● **What the exercise asks**: The required output is the block of lines from the line with "What matplotlib code" to the line with "-85.3, -90.0, -200.0]", endpoints included and pictures omitted.

● **Entries shown**:
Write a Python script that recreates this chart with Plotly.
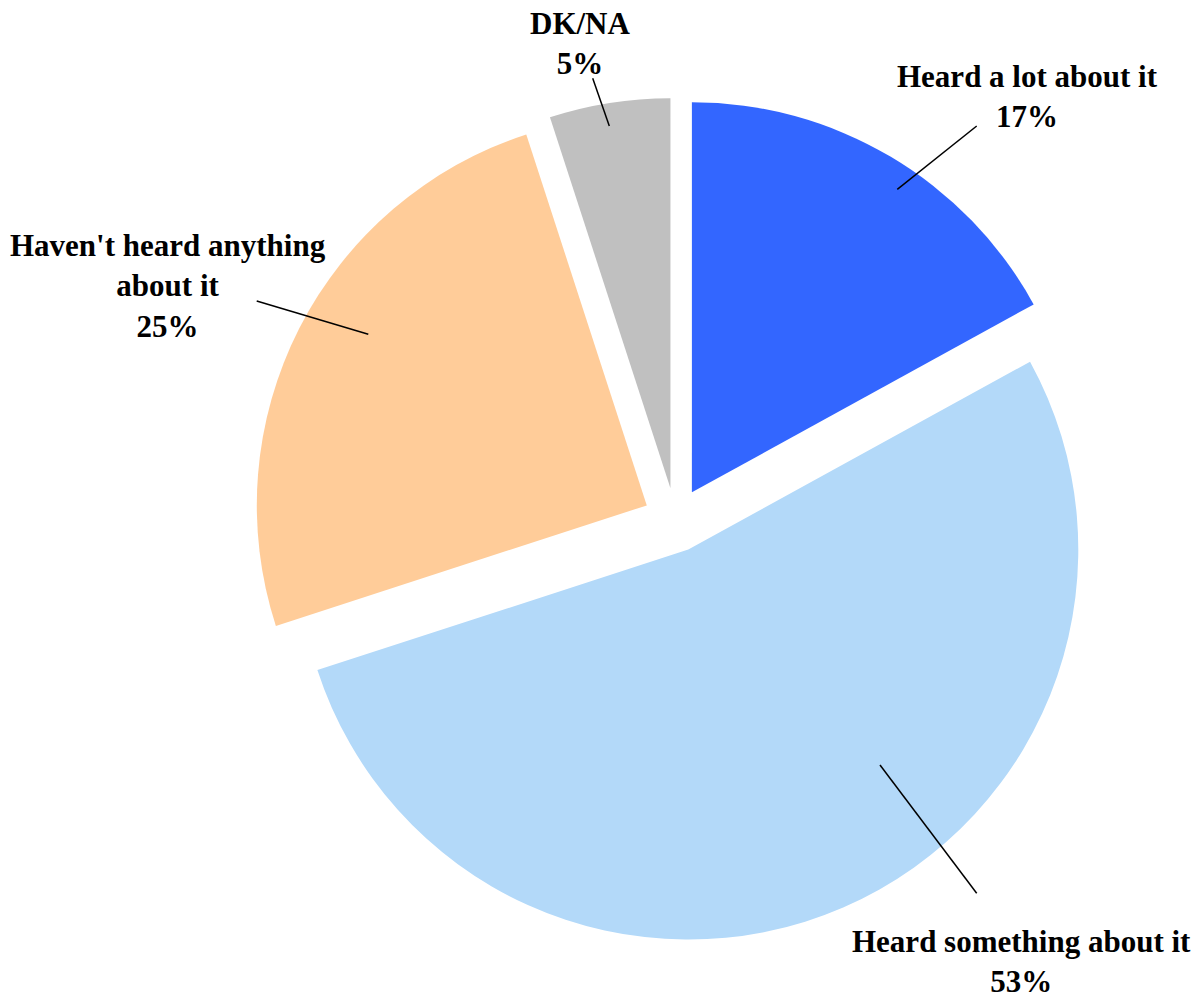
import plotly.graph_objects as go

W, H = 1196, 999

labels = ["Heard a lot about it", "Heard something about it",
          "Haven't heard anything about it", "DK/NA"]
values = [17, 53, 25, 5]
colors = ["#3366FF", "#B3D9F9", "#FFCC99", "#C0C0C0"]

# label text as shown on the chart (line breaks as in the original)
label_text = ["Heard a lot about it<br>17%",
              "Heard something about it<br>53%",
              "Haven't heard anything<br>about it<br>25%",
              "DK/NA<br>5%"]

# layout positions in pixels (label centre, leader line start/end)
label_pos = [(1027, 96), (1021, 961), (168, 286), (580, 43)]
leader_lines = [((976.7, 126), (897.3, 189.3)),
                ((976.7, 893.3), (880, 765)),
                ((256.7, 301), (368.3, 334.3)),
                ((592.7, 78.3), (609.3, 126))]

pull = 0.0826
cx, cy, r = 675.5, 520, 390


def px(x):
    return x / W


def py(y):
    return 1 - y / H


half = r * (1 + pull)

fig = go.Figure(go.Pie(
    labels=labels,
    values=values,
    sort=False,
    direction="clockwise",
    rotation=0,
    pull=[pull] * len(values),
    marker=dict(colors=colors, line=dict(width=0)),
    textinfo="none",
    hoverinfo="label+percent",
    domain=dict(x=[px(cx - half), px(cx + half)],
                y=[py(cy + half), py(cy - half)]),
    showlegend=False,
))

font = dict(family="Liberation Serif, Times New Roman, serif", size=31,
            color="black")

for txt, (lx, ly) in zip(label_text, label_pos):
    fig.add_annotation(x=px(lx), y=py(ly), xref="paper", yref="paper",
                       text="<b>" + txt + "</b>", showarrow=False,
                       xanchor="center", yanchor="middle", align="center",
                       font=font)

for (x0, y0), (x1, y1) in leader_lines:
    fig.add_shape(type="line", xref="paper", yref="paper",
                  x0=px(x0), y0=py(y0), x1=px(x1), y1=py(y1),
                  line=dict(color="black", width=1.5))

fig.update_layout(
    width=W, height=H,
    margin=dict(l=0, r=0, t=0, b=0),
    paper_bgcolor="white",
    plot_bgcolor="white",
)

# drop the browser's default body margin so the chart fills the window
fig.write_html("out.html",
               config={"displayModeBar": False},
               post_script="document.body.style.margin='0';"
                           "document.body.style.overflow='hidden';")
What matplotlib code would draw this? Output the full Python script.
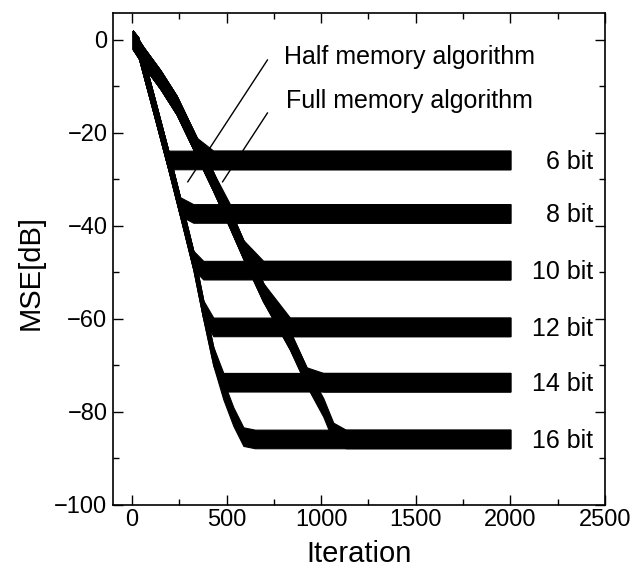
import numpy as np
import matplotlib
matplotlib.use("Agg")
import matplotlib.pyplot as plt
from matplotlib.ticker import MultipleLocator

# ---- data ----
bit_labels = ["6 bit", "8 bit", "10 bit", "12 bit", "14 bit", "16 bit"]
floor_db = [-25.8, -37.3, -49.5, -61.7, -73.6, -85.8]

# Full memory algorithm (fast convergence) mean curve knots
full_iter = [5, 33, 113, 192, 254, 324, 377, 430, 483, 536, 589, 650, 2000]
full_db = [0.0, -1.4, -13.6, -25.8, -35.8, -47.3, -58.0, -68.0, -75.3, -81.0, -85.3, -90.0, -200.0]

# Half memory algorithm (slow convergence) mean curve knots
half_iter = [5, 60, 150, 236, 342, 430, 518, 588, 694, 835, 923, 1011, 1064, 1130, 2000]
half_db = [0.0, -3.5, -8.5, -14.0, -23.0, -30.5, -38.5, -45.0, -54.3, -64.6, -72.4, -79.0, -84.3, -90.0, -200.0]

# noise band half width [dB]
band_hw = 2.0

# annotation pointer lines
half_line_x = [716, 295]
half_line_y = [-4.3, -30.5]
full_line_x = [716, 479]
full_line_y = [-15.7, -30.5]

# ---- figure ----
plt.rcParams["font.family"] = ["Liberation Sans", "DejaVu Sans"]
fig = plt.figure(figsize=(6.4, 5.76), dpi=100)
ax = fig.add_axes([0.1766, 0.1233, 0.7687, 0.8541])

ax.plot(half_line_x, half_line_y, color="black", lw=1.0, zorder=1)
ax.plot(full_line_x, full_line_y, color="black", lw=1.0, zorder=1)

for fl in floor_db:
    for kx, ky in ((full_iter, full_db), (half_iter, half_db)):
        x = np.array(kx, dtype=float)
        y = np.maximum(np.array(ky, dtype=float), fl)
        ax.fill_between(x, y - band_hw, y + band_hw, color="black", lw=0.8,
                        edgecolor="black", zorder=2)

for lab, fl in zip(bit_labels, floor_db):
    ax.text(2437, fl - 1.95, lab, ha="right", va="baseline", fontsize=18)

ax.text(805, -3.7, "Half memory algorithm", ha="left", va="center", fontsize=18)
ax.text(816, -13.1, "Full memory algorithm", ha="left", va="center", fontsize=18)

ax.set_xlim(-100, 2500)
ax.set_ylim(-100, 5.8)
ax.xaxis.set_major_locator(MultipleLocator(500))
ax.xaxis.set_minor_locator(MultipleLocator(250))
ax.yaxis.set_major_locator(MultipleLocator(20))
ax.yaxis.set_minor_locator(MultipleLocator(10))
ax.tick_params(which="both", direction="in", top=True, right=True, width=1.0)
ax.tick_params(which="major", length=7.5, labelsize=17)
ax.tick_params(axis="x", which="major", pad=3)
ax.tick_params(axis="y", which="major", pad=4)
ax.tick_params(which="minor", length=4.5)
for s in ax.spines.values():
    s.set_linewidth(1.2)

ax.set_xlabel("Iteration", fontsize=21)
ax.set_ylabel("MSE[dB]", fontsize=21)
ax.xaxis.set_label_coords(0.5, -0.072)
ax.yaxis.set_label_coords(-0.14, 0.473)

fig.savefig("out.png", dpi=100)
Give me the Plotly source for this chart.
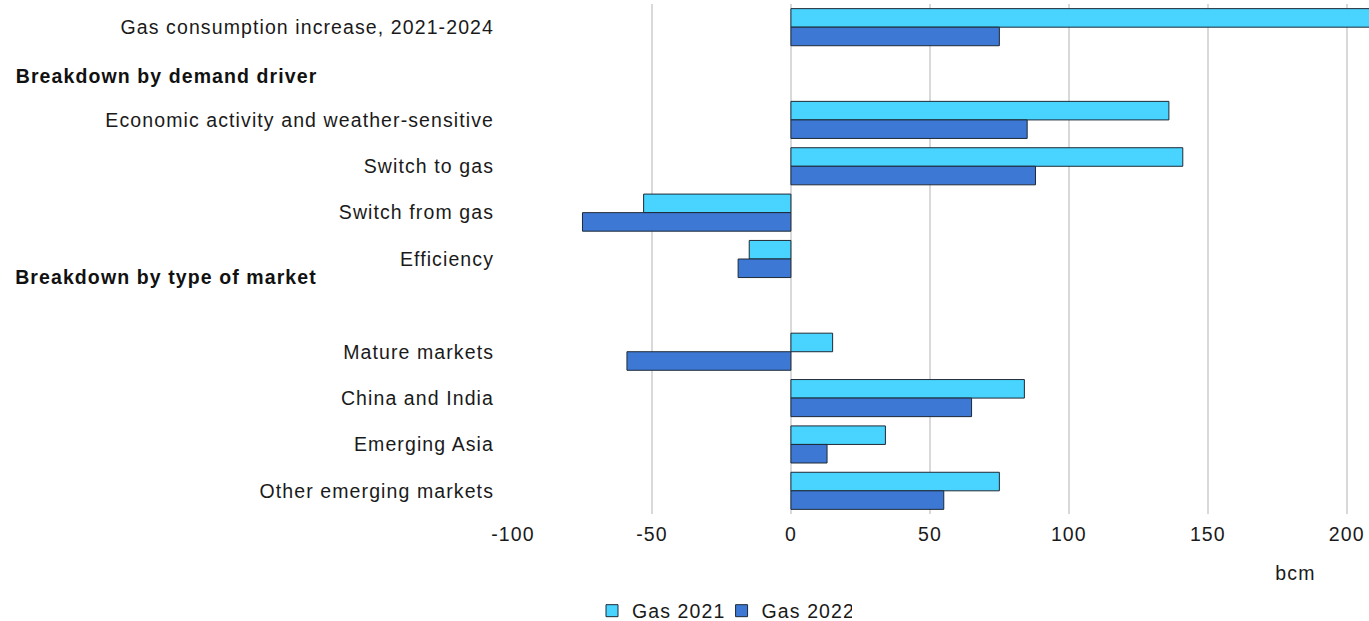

● **The result**:
What matplotlib code would draw this? Output the full Python script.
import numpy as np
import matplotlib
matplotlib.use("Agg")
import matplotlib.pyplot as plt
from matplotlib.ticker import MultipleLocator

# ---- data ----
bit_labels = ["6 bit", "8 bit", "10 bit", "12 bit", "14 bit", "16 bit"]
floor_db = [-25.8, -37.3, -49.5, -61.7, -73.6, -85.8]

# Full memory algorithm (fast convergence) mean curve knots
full_iter = [5, 33, 113, 192, 254, 324, 377, 430, 483, 536, 589, 650, 2000]
full_db = [0.0, -1.4, -13.6, -25.8, -35.8, -47.3, -58.0, -68.0, -75.3, -81.0, -85.3, -90.0, -200.0]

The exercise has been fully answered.